Saturday, June 16, 2012
What makes Kafka weird
The Great Wall of China is another great exemplar of some of the key elements of Franz Kafka's sensibility and literary style: like most Kafka stories, it starts off in the most ordinary and matter-of-face manner: for the first fe pages, it's a somewhat drab and straightforward account of the process of construction of the Great Wall, and only a few pages in does Kafka establish that the story is being narrated by someone who was part of the construction process. He tells us that, rather than build the wall in long segments it was built in a series of short and unconnected segments that were late seamed together - though it is rumored that there are gaps in the wall, yet no one can be certain of this.
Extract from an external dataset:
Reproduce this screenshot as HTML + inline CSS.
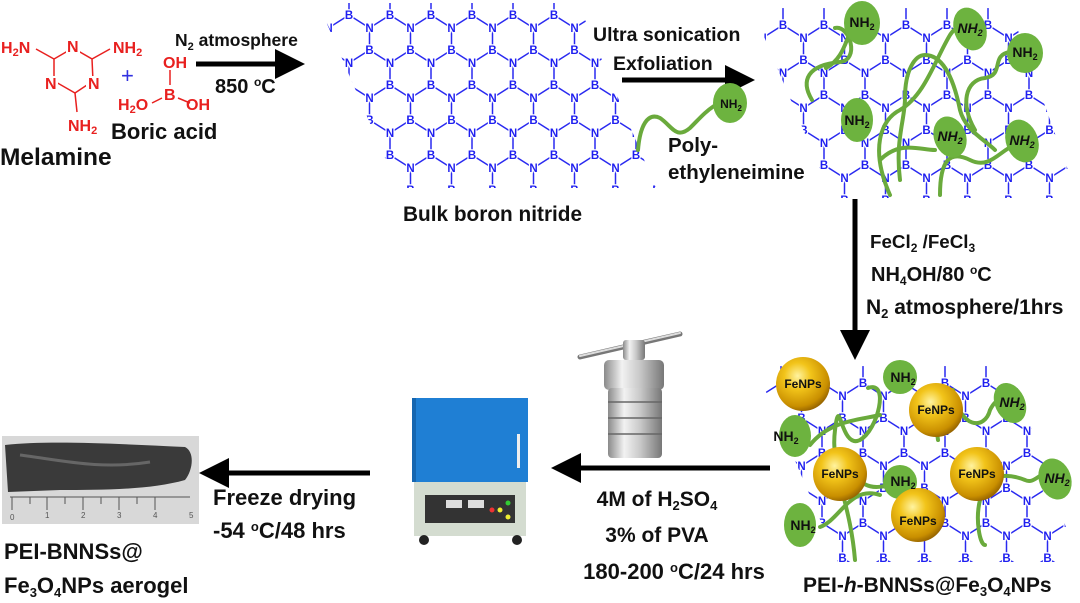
<!DOCTYPE html>
<html><head><meta charset="utf-8"><style>
html,body{margin:0;padding:0;background:#fff;}
svg{display:block;font-family:"Liberation Sans",sans-serif;}
.t{font-weight:bold;fill:#111;}
.lat text{font-weight:bold;font-size:11.5px;fill:#1f1ff0;stroke:#fff;stroke-width:2.5;paint-order:stroke;text-anchor:middle;}
.red{font-weight:bold;fill:#e8201f;}
.nh{font-weight:bold;fill:#111;text-anchor:middle;}
.fe{font-weight:bold;font-size:12px;fill:#111;text-anchor:middle;}
.ch{fill:none;stroke:#6aaa3c;stroke-width:4;stroke-linecap:round;}
</style></head><body>
<svg width="1080" height="603" viewBox="0 0 1080 603" xmlns="http://www.w3.org/2000/svg">
<defs>
 <g id="tile">
  <g stroke="#2a2af0" stroke-width="1.5">
   <line x1="0" y1="0" x2="20.5" y2="13"/><line x1="20.5" y1="13" x2="41" y2="0"/>
   <line x1="20.5" y1="13" x2="20.5" y2="35"/><line x1="20.5" y1="35" x2="41" y2="48"/>
   <line x1="20.5" y1="35" x2="0" y2="48"/><line x1="0" y1="48" x2="0" y2="70"/>
   <line x1="41" y1="48" x2="41" y2="70"/>
  </g>
  <g class="lat">
   <text x="0" y="4">B</text><text x="41" y="4">B</text><text x="0" y="74">B</text><text x="41" y="74">B</text>
   <text x="20.5" y="39">B</text><text x="20.5" y="17">N</text><text x="0" y="52">N</text><text x="41" y="52">N</text>
  </g>
 </g>
 <pattern id="p1" patternUnits="userSpaceOnUse" x="349" y="15" width="41" height="70"><use href="#tile"/></pattern>
 <pattern id="p2" patternUnits="userSpaceOnUse" x="783" y="25" width="41" height="70"><use href="#tile"/></pattern>
 <pattern id="p3" patternUnits="userSpaceOnUse" x="863" y="383" width="41" height="70"><use href="#tile"/></pattern>
 <radialGradient id="gold" cx="0.4" cy="0.35" r="0.7">
  <stop offset="0" stop-color="#fff3a0"/><stop offset="0.35" stop-color="#f2c41a"/><stop offset="0.8" stop-color="#c98f00"/><stop offset="1" stop-color="#8a5a00"/>
 </radialGradient>
 <linearGradient id="steel" x1="0" x2="1">
  <stop offset="0" stop-color="#8a8a8a"/><stop offset="0.3" stop-color="#f2f2f2"/><stop offset="0.6" stop-color="#c8c8c8"/><stop offset="1" stop-color="#777"/>
 </linearGradient>
 <marker id="ah" markerWidth="6" markerHeight="6" refX="3" refY="3" orient="auto" markerUnits="strokeWidth"><path d="M0,0 L6,3 L0,6 z" fill="#000"/></marker>
</defs>

<!-- Melamine -->
<g stroke="#e8201f" stroke-width="1.5" fill="none">
 <polygon points="73,48 92,59 93,81 75,93 54,81 54,59"/>
 <line x1="54" y1="59" x2="36" y2="49"/><line x1="92" y1="59" x2="110" y2="49"/><line x1="75" y1="93" x2="77" y2="112"/>
 <line x1="170" y1="70" x2="170" y2="85"/><line x1="162" y1="98" x2="152" y2="103"/><line x1="178" y1="98" x2="190" y2="103"/>
</g>
<rect x="66" y="40" width="14" height="14" fill="#fff"/><rect x="86" y="76" width="14" height="14" fill="#fff"/><rect x="44" y="76" width="14" height="14" fill="#fff"/>
<g font-size="16">
<text class="red" x="67" y="52">N</text><text class="red" x="88" y="89">N</text><text class="red" x="45" y="89">N</text>
<text class="red" x="1" y="53">H<tspan font-size="11" dy="3">2</tspan><tspan dy="-3">N</tspan></text>
<text class="red" x="113" y="53">NH<tspan font-size="11" dy="3">2</tspan></text>
<text class="red" x="68" y="131">NH<tspan font-size="11" dy="3">2</tspan></text>
<text class="red" x="163" y="68">OH</text>
<text class="red" x="164" y="100">B</text>
<text class="red" x="118" y="110">H<tspan font-size="11" dy="3">2</tspan><tspan dy="-3">O</tspan></text>
<text class="red" x="186" y="110">OH</text>
</g>
<text x="121" y="83" font-size="22" fill="#3030e0">+</text>
<text class="t" x="111" y="139" font-size="22">Boric acid</text>
<text class="t" x="0" y="165" font-size="24.5">Melamine</text>

<!-- arrow 1 -->
<line x1="196" y1="64" x2="290" y2="64" stroke="#000" stroke-width="5" marker-end="url(#ah)"/>
<text class="t" x="175" y="46" font-size="17.5">N<tspan font-size="11" dy="4">2</tspan><tspan dy="-4"> atmosphere</tspan></text>
<text class="t" x="215" y="93" font-size="20">850 <tspan font-size="12" dy="-7">o</tspan><tspan dy="7">C</tspan></text>

<!-- bulk BN -->
<polygon points="318,3 578,3 656,188 398,188" fill="url(#p1)"/>
<text class="t" x="403" y="221" font-size="20.8">Bulk boron nitride</text>

<!-- arrow 2 -->
<line x1="622" y1="80" x2="740" y2="80" stroke="#000" stroke-width="5" marker-end="url(#ah)"/>
<text class="t" x="593" y="41" font-size="19.5">Ultra sonication</text>
<text class="t" x="613" y="70" font-size="19.5">Exfoliation</text>
<path class="ch" d="M638,150 C640,125 648,112 660,118 C672,126 676,140 690,128 C700,118 705,112 714,106"/>
<ellipse cx="730" cy="103" rx="17" ry="20" fill="#6db33f"/>
<text class="nh" x="731" y="108" font-size="12">NH<tspan font-size="8" dy="3">2</tspan></text>
<text class="t" x="668" y="152" font-size="20.5">Poly-</text>
<text class="t" x="668" y="179" font-size="20.5">ethyleneimine</text>

<!-- top right lattice -->
<polygon points="752,8 1010,8 1078,198 832,198" fill="url(#p2)"/>
<g class="ch">
 <path d="M812,100 C800,80 808,65 840,62 C860,60 850,25 835,28 M826,68 C850,55 845,25 860,25"/>
 <path d="M900,180 C895,140 905,120 905,98 C905,70 915,55 925,55 C945,55 955,85 960,110 C965,130 985,140 995,150"/>
 <path d="M890,195 C870,150 880,120 900,110 C925,95 935,60 950,35 C960,20 968,28 970,28"/>
 <path d="M975,130 C960,105 965,80 985,78 C1005,75 990,55 1010,52"/>
 <path d="M880,160 C900,140 920,150 935,150 M940,195 C940,160 950,150 970,160 C990,170 1000,150 1015,145"/>
</g>
<g fill="#6db33f">
 <ellipse cx="862" cy="23" rx="18" ry="22"/><ellipse cx="970" cy="29" rx="16" ry="22" transform="rotate(-20 970 29)"/>
 <ellipse cx="1025" cy="53" rx="18" ry="20"/><ellipse cx="857" cy="120" rx="16" ry="22"/>
 <ellipse cx="950" cy="137" rx="16" ry="21" transform="rotate(-20 950 137)"/><ellipse cx="1022" cy="141" rx="16" ry="22" transform="rotate(-20 1022 141)"/>
</g>
<g font-size="14">
<text class="nh" x="862" y="27">NH<tspan font-size="9" dy="3">2</tspan></text>
<text class="nh" x="970" y="33" font-style="italic">NH<tspan font-size="9" dy="3">2</tspan></text>
<text class="nh" x="1025" y="57">NH<tspan font-size="9" dy="3">2</tspan></text>
<text class="nh" x="857" y="125">NH<tspan font-size="9" dy="3">2</tspan></text>
<text class="nh" x="950" y="141" font-style="italic">NH<tspan font-size="9" dy="3">2</tspan></text>
<text class="nh" x="1022" y="145" font-style="italic">NH<tspan font-size="9" dy="3">2</tspan></text>
</g>

<!-- vertical arrow -->
<line x1="855" y1="199" x2="855" y2="345" stroke="#000" stroke-width="5" marker-end="url(#ah)"/>
<text class="t" x="870" y="248" font-size="18.8">FeCl<tspan font-size="12" dy="4">2</tspan><tspan dy="-4"> /FeCl</tspan><tspan font-size="12" dy="4">3</tspan></text>
<text class="t" x="871" y="281" font-size="20">NH<tspan font-size="12" dy="4">4</tspan><tspan dy="-4">OH/80 </tspan><tspan font-size="12" dy="-7">o</tspan><tspan dy="7">C</tspan></text>
<text class="t" x="866" y="314" font-size="21">N<tspan font-size="13" dy="4">2</tspan><tspan dy="-4"> atmosphere/1hrs</tspan></text>

<!-- bottom right -->
<polygon points="755,366 1010,366 1078,562 838,562" fill="url(#p3)"/>
<g class="ch">
 <path d="M868,388 C890,380 878,430 860,440 C840,450 840,390 835,430 C830,470 850,500 855,560 M810,445 C830,420 860,420 880,415"/>
 <path d="M953,390 C960,430 985,430 990,410 C1000,390 1010,405 1010,403"/>
 <path d="M938,440 C935,420 940,410 935,400 M980,495 C980,480 1000,470 1025,480 C1035,485 1040,470 1050,475 M980,500 C975,520 980,545 985,545"/>
 <path d="M850,470 C870,500 890,480 900,485 M820,527 C840,520 850,485 880,495"/>
</g>
<g fill="#6db33f">
 <ellipse cx="900" cy="377" rx="17" ry="17"/><ellipse cx="795" cy="436" rx="16" ry="21"/>
 <ellipse cx="1010" cy="403" rx="15" ry="21" transform="rotate(-25 1010 403)"/><ellipse cx="900" cy="482" rx="17" ry="17"/>
 <ellipse cx="1055" cy="479" rx="16" ry="21" transform="rotate(-20 1055 479)"/><ellipse cx="800" cy="525" rx="16" ry="22"/>
</g>
<g>
 <circle cx="803" cy="384" r="27" fill="url(#gold)"/><circle cx="936" cy="410" r="27" fill="url(#gold)"/>
 <circle cx="840" cy="474" r="27" fill="url(#gold)"/><circle cx="977" cy="474" r="27" fill="url(#gold)"/>
 <circle cx="918" cy="515" r="27" fill="url(#gold)"/>
</g>
<text class="fe" x="803" y="388">FeNPs</text><text class="fe" x="936" y="414">FeNPs</text>
<text class="fe" x="840" y="478">FeNPs</text><text class="fe" x="977" y="478">FeNPs</text><text class="fe" x="918" y="525">FeNPs</text>
<g font-size="14">
<text class="nh" x="903" y="382">NH<tspan font-size="9" dy="3">2</tspan></text>
<text class="nh" x="786" y="441">NH<tspan font-size="9" dy="3">2</tspan></text>
<text class="nh" x="1012" y="407" font-style="italic">NH<tspan font-size="9" dy="3">2</tspan></text>
<text class="nh" x="903" y="486">NH<tspan font-size="9" dy="3">2</tspan></text>
<text class="nh" x="1057" y="483" font-style="italic">NH<tspan font-size="9" dy="3">2</tspan></text>
<text class="nh" x="803" y="530">NH<tspan font-size="9" dy="3">2</tspan></text>
</g>
<text class="t" x="803" y="592" font-size="21">PEI-<tspan font-style="italic">h</tspan>-BNNSs@Fe<tspan font-size="13" dy="4">3</tspan><tspan dy="-4">O</tspan><tspan font-size="13" dy="4">4</tspan><tspan dy="-4">NPs</tspan></text>

<!-- bottom arrow to furnace -->
<line x1="770" y1="468" x2="566" y2="468" stroke="#000" stroke-width="5" marker-end="url(#ah)"/>
<text class="t" x="657" y="506" font-size="21" text-anchor="middle">4M of H<tspan font-size="13" dy="4">2</tspan><tspan dy="-4">SO</tspan><tspan font-size="13" dy="4">4</tspan></text>
<text class="t" x="657" y="542" font-size="21" text-anchor="middle">3% of PVA</text>
<text class="t" x="674" y="579" font-size="22" text-anchor="middle">180-200 <tspan font-size="13" dy="-7">o</tspan><tspan dy="7">C/24 hrs</tspan></text>

<!-- autoclave -->
<g>
 <line x1="580" y1="357" x2="680" y2="334" stroke="#777" stroke-width="5" stroke-linecap="round"/>
 <line x1="580" y1="356" x2="680" y2="333" stroke="#ddd" stroke-width="2" stroke-linecap="round"/>
 <rect x="623" y="340" width="22" height="20" rx="3" fill="url(#steel)"/>
 <rect x="604" y="360" width="60" height="30" rx="5" fill="url(#steel)"/>
 <rect x="608" y="388" width="54" height="70" rx="4" fill="url(#steel)"/>
 <g stroke="#666" stroke-width="1.5"><line x1="608" y1="402" x2="662" y2="402"/><line x1="608" y1="418" x2="662" y2="418"/><line x1="608" y1="434" x2="662" y2="434"/></g>
</g>

<!-- furnace -->
<g>
 <rect x="412" y="398" width="116" height="84" fill="#1f7fd4"/>
 <rect x="412" y="398" width="4" height="84" fill="#1566b0"/>
 <rect x="517" y="434" width="3" height="34" fill="#eee"/>
 <rect x="414" y="482" width="112" height="54" fill="#d4dcd0"/>
 <rect x="425" y="495" width="90" height="28" fill="#333"/>
 <rect x="446" y="500" width="16" height="8" fill="#ddd"/><rect x="468" y="500" width="16" height="8" fill="#ddd"/>
 <circle cx="492" cy="510" r="2.5" fill="#e33"/><circle cx="500" cy="510" r="2.5" fill="#ee3"/><circle cx="508" cy="503" r="2.5" fill="#3c3"/><circle cx="508" cy="517" r="2.5" fill="#ee3"/>
 <circle cx="424" cy="540" r="5" fill="#222"/><circle cx="517" cy="540" r="5" fill="#222"/>
</g>

<!-- freeze drying arrow -->
<line x1="370" y1="473" x2="214" y2="473" stroke="#000" stroke-width="5" marker-end="url(#ah)"/>
<text class="t" x="213" y="505" font-size="22">Freeze drying</text>
<text class="t" x="213" y="538" font-size="22">-54 <tspan font-size="13" dy="-7">o</tspan><tspan dy="7">C/48 hrs</tspan></text>

<!-- aerogel photo -->
<rect x="2" y="436" width="197" height="88" fill="#d8d8d8"/>
<path d="M5,445 C50,440 120,444 185,447 C195,452 193,470 185,480 C150,490 100,490 60,490 L8,492 Z" fill="#3a3a3a"/>
<path d="M20,455 C60,460 100,470 150,462" stroke="#666" stroke-width="3" fill="none"/>
<g stroke="#555" stroke-width="1"><line x1="10" y1="497" x2="190" y2="497"/>
<line x1="12" y1="497" x2="12" y2="510"/><line x1="47" y1="497" x2="47" y2="510"/><line x1="83" y1="497" x2="83" y2="510"/><line x1="119" y1="497" x2="119" y2="510"/><line x1="155" y1="497" x2="155" y2="510"/>
<line x1="30" y1="497" x2="30" y2="504"/><line x1="65" y1="497" x2="65" y2="504"/><line x1="101" y1="497" x2="101" y2="504"/><line x1="137" y1="497" x2="137" y2="504"/></g>
<text x="10" y="520" font-size="8" fill="#555">0</text><text x="45" y="518" font-size="8" fill="#555">1</text><text x="81" y="518" font-size="8" fill="#555">2</text><text x="117" y="518" font-size="8" fill="#555">3</text><text x="153" y="518" font-size="8" fill="#555">4</text><text x="189" y="518" font-size="8" fill="#555">5</text>
<text class="t" x="4" y="559" font-size="22">PEI-BNNSs@</text>
<text class="t" x="4" y="593" font-size="22">Fe<tspan font-size="13" dy="4">3</tspan><tspan dy="-4">O</tspan><tspan font-size="13" dy="4">4</tspan><tspan dy="-4">NPs aerogel</tspan></text>
</svg>
</body></html>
The all as a series of small segments, unconnected in places, is an extremely strange and disconcereting image, typical of K: what we believe should be a seamless whole, a great monument of civilization, a force for defense from alien invaders, is in fact fragmented and broken: like our minds, and like out contemporary society in fact. After establishing this motif, K pushes the narrative further and darker: the teams building the walls are like impressed labor, kept from the families and homes for great stretches of time, moved about from segment to segment almost randomly, so none has a clear sense of the work as a whole - except that all are in service to the emperor. But who is this emperor? Perhaps he doen't exist at all. So again it's K's strange, or estanged, relations with a godlike - or father-like - authority figure. His stories are generally narrated as if they were relistic and straightforward, yet they encompass the most bizarre and disorienting sequences of facts and events, much like our dreams.